§ GIVEN TASK:
Search the data for the word "matplotlib". Reproduce every line where it is found.

§ SUPPLIED MATERIAL:
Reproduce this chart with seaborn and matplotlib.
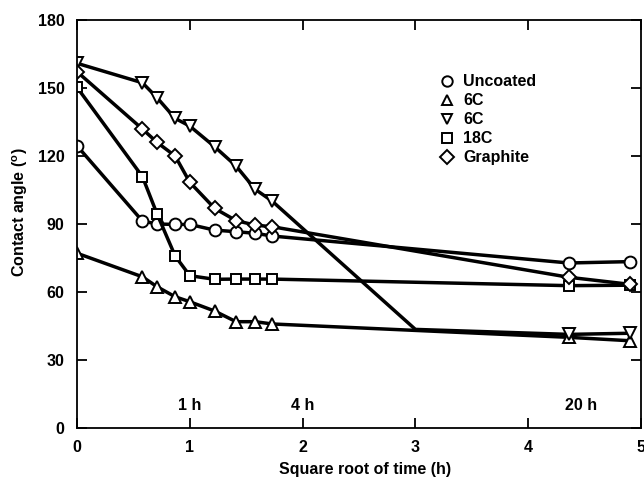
import matplotlib
matplotlib.use("Agg")
import matplotlib.pyplot as plt
from matplotlib.lines import Line2D
import seaborn as sns

# Data (x = square root of time in hours)
x_time = [0, 0.58, 0.71, 0.87, 1.0, 1.22, 1.41, 1.58, 1.73, 4.36, 4.9]
uncoated = [124.5, 91.3, 90.0, 89.8, 89.8, 87.3, 86.6, 85.9, 84.7, 72.8, 73.4]
c6_up = [77.1, 66.7, 62.3, 57.9, 55.7, 51.6, 46.9, 46.9, 45.9, 40.0, 38.5]
c18 = [150.3, 110.9, 94.4, 75.9, 67.2, 65.6, 65.7, 65.7, 65.7, 62.8, 63.0]
graphite = [157.2, 131.9, 126.0, 120.0, 108.4, 96.9, 91.5, 89.5, 88.8, 66.5, 63.4]
# second 6C series has a kink at x=3 with no marker
x_down = [0, 0.58, 0.71, 0.87, 1.0, 1.22, 1.41, 1.58, 1.73, 3.0, 4.36, 4.9]
c6_down = [160.9, 152.3, 145.7, 136.6, 133.2, 124.1, 115.6, 105.3, 100.1, 43.5, 41.3, 41.8]
marked_down = [0, 1, 2, 3, 4, 5, 6, 7, 8, 10, 11]

labels = ["Uncoated", "6C", "6C", "18C", "Graphite"]
markers = ["o", "^", "v", "s", "D"]
hour_marks = [1.0, 2.0, 4.47]
hour_labels = ["1 h", "4 h", "20 h"]

sns.set_style("ticks")
plt.rcParams["font.family"] = ["Liberation Sans", "DejaVu Sans"]
plt.rcParams["font.weight"] = "bold"
plt.rcParams["text.color"] = "black"
plt.rcParams["axes.labelcolor"] = "black"
plt.rcParams["mathtext.fontset"] = "custom"
plt.rcParams["mathtext.rm"] = "Liberation Sans:bold"
plt.rcParams["mathtext.bf"] = "Liberation Sans:bold"

fig = plt.figure(figsize=(6.44, 4.78), dpi=100)
ax = fig.add_axes([77 / 644, 1 - 428 / 478, 564 / 644, 408 / 478])

style = dict(color="black", linewidth=2.5, markerfacecolor="white",
             markeredgecolor="black", markeredgewidth=1.4)
sizes = [8.5, 8, 8, 7.5, 7.5]

series = [(x_time, uncoated), (x_time, c6_up), (x_down, c6_down),
          (x_time, c18), (x_time, graphite)]
for (xs, ys), m, ms in zip(series, markers, sizes):
    extra = {"markevery": marked_down} if xs is x_down else {}
    sns.lineplot(x=xs, y=ys, marker=m, markersize=ms, ax=ax, **style, **extra)

ax.set_xlim(0, 5)
ax.set_ylim(0, 180)
ax.set_xticks([0, 1, 2, 3, 4, 5])
ax.set_yticks([0, 30, 60, 90, 120, 150, 180])
ax.tick_params(direction="in", length=7, width=1.3, top=True, right=True,
               labelsize=11.5, pad=9, colors="black")
for lab in ax.get_xticklabels() + ax.get_yticklabels():
    lab.set_fontweight("bold")
for sp in ax.spines.values():
    sp.set_linewidth(1.3)
    sp.set_color("black")

ax.set_xlabel("Square root of time (h)", fontsize=11.5, fontweight="bold")
ax.set_ylabel(r"Contact angle ($^{\mathbf{o}}$)", fontsize=11.5, fontweight="bold")
ax.xaxis.set_label_coords(0.51, -0.083)
ax.yaxis.set_label_coords(-0.083, 0.53)

for xm, txt in zip(hour_marks, hour_labels):
    ax.text(xm, 10, txt, ha="center", va="center", fontsize=11.5, fontweight="bold")

handles = [Line2D([], [], linestyle="none", marker=m, markersize=7.5,
                  markerfacecolor="white", markeredgecolor="black",
                  markeredgewidth=1.4) for m in markers]
ax.legend(handles, labels, loc="upper left", bbox_to_anchor=(0.62, 0.902),
          frameon=False, handlelength=0.8, handletextpad=0.6,
          labelspacing=0.25, prop={"size": 11.5, "weight": "bold"})

fig.savefig("out.png", dpi=100)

§ TASK SOLUTION:
Reproduce this chart with seaborn and matplotlib.
import matplotlib
matplotlib.use("Agg")
import matplotlib.pyplot as plt
from matplotlib.lines import Line2D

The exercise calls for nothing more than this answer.